For those who do not understand what I mean, look at the image above to understand what I am talking about. The poor ACP Pradyuman and his gang are infamous for making obvious statements or rather statements that contain absolutely no information at all. Therefore, we would be right to believe that obvious statements contain no information at all, and consequently, the less obvious a statement is, the more information it contains. Based on this idea, some of the pioneers in Information theory have proposed to measure the information content of events by measuring their unlikeliness. The logic behind this measurement is the same as described previously. The less likely an event is, the more information its occurrence will contain. As an example, consider the following news items.

  1. Celebrity acquitted of all charges after going on a shooting spree
  2. India wins the cricket world cup
  3. India wins the football world cup

The first news is most likely to be ignored by most people as it contains absolutely no information. It is a well-established fact that celebrities cannot commit crimes so reporting their acquittal is an absolute waste of space.  The second headline is sure to evoke some interest, because despite being fatigued with too much cricket all through the year, most of us still love the game. The last headline is sure to be an eyeball grabber. Winning in any sport except cricket is sure to evoke angry responses from all the cricket sponsoring agencies fans. So my point here is that the unlikeliness of an event can be treated as a measure of its information content and this is the information that we communicate.
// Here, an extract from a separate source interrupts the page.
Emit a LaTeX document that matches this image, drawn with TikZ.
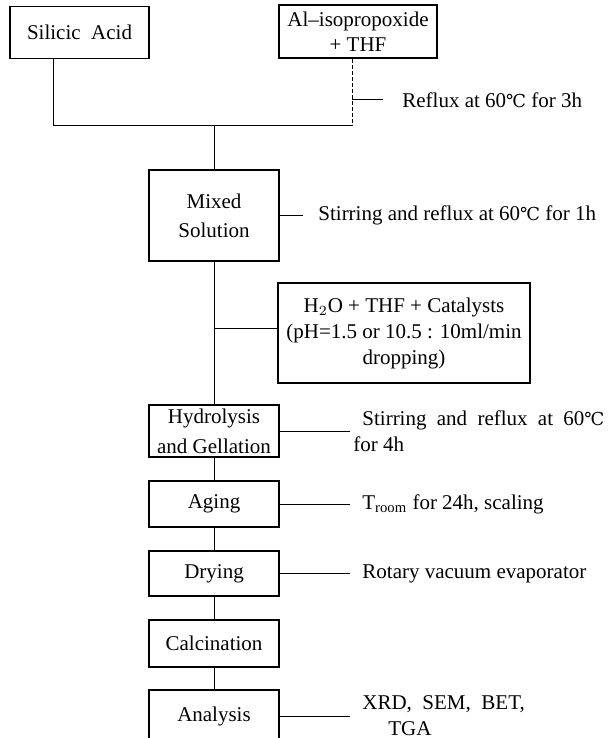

Channel Capacity and Free Lunches

When I was first taught the Shannon’s channel capacity theorem, it was in its classical single antenna form. However, I am putting in the more modern multi-antenna form of the equation over here.

C= min(M,N) W log (1+S/N)

This is said to be the holy grail, the “Shanon-Greal” of electronic communication systems and communication engineers are supposed to send their entire lives chasing it. For the uninitiated, it represents the amount of information that can be sent over a communication medium. On the left hand side the symbol “C” represents the channel capacity, in simpler words, the amount of information (or data) that can be sent over a communication channel. I would like to clarify here that the word information here is used to qualify any form of communication intelligence that is being sent from a source to a destination. This can be text, video, voice or anything.  The word channel is used here to qualify the medium over which the communication is taking place.

The symbol “W” represents the available communication spectrum bandwidth (The same spectrum of 2G scam fame.) This is somewhat like a pathway over which the information can be sent. In simpler words, the more the bandwidth, the broader is the “Information Highway”, and greater is the amount of information that can be transmitted. The ratio “S/N” is the signal to noise ratio at the receiver, in simpler terms, it may be taken as a measure of the power with which we are transmitting (analogous to how loud are we shouting). Also, for those unfamiliar with the log function, its value increases with an increase in its argument but the increase is nonlinear. That is, we cannot say that if I double the power, the channel capacity will be doubled. Whereas, in the case of bandwidth this statement is true. Lastly, the term min(M,N) represents the minimum out of the number of the antennas at the transmitter and the receiver. This simply translates to the more antennas you can afford, the more data can you transmit.

The simplest implication of this equation is, “there are no free lunches in this world” or we have to pay for anything that we want. We cannot have a single antenna system high data rate system transmitting at low power over a small bandwidth. If we want a high data rate, we have to pay either in terms of the bandwidth, or of transmitted power or of the number of antennas at the transmitter and the receiver. Similar to our life where everything comes at a cost. Want a high paying job, sacrifice your interests. Want an interesting job near your hometown, there are better paid ones far away. It is all about the trade-offs or the bargains that one is ready to admit. Also, it may be seen that the effect of the costs on the channel capacity is different.

Also, we may achieve the same capacity by several different combinations of the involved parameters, each of which will depend on the system design parameters. A satellite system for example can afford a large number of antennas and a high bandwidth but it cannot afford good SNRs due to the large distances involved. On the other hand, a mobile phone system, can have access to a large bandwidth but is constrained by its physical dimensions and limited battery power. Therefore, each communication system, like every person is unique and has his own constraints for achieving the channel capacity. The solution for each system is also unique and it will be imprudent to compare the performance of any two systems based on only one of these parameters. Like it will be imprudent to compare any two people based on these achievements. Everyone has his or her own constraints and what is more, everyone has his or her own definition of the channel capacity. While comparing these systems, it is good to keep in mind the trade offs involved. With people, it is not possible to know these trade-offs and therefore actual comparison becomes next to impossible.